Under the shower, the Writer thought longingly of the old days. A book tour, a few readings, some radio and TV appearances, and he could get back to writing his next book. Now, he barely found time to write, squeezed as he was between dance rehearsals and practicing lines he would have to recite in front of the cameras. He held up a shampoo bottle. “To give my best, I need to look my best,” he said, in a dull monotone. Why couldn’t the people who write TV commercials come up with better lines? He’d tried re-writing some scripts, but his efforts were met with hoots of laughter, especially the one in which a man finds himself converted into a giant beetle overnight and attracts beetles of the opposite sex  by judicious application of the right deodorant.

An hour later, the Writer was in a large room along with a dozen other scribblers moving to the music that blared out of large speakers. “No, no, no,” said the annoyingly fit dance instructor coming up to him. “Put more energy into your pelvic thrusts! This sequence is meant to capture the essence of your novel – that man is born free but is everywhere in chains. I want to see your hips trying to break free of those chains. Otherwise, how will your readers get the message?” He pranced off as the Writer wiped the sweat off his brow, meeting the sympathetic gaze of other authors who had similarly been instructed to embody the themes of their own novels, from loss of innocence to the discovery of hope under trying conditions.

Rehearsal done, the Writer was rushed to a studio to shoot a commercial for a new brand of chocolate. “Look,” the bearded director said, looking intense, “this is a scene where you’re sitting in front of your typewriter, hands frozen on the keys. Then, you look at a bar of Delish, your eyes light up, and you say: Whenever I’m stuck for words, I reach for Delish. Instant energy for instant ideas! We cut to another shot where you’re happily munching and typing away. Got it?”

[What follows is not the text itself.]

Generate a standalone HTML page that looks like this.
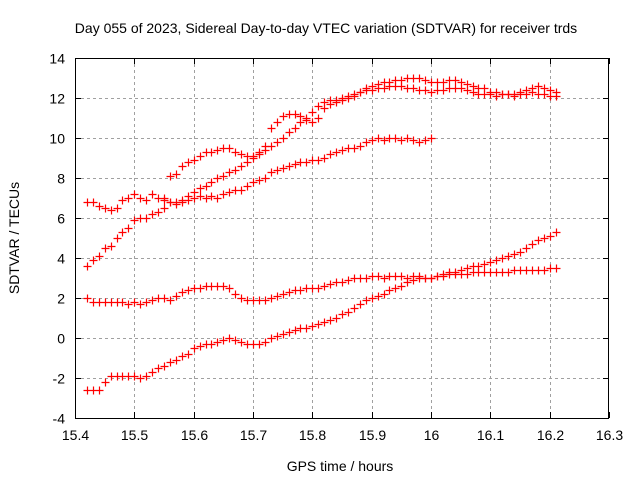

“Er,” said the Writer, “I use a laptop.”

“We’re aiming for a retro feel,” said the director wearily, “so if you don’t mind, let’s just go ahead.” He turned away and the Writer heard him mutter to a passing light-boy, “Who does he think he is, Katrina?”

Much later, long after sunset, the Writer reached home and crawled wearily between the sheets. His last thought before he fell into a dreamless sleep was to wonder whether it was too late to follow his parents’ advice to become a chartered accountant.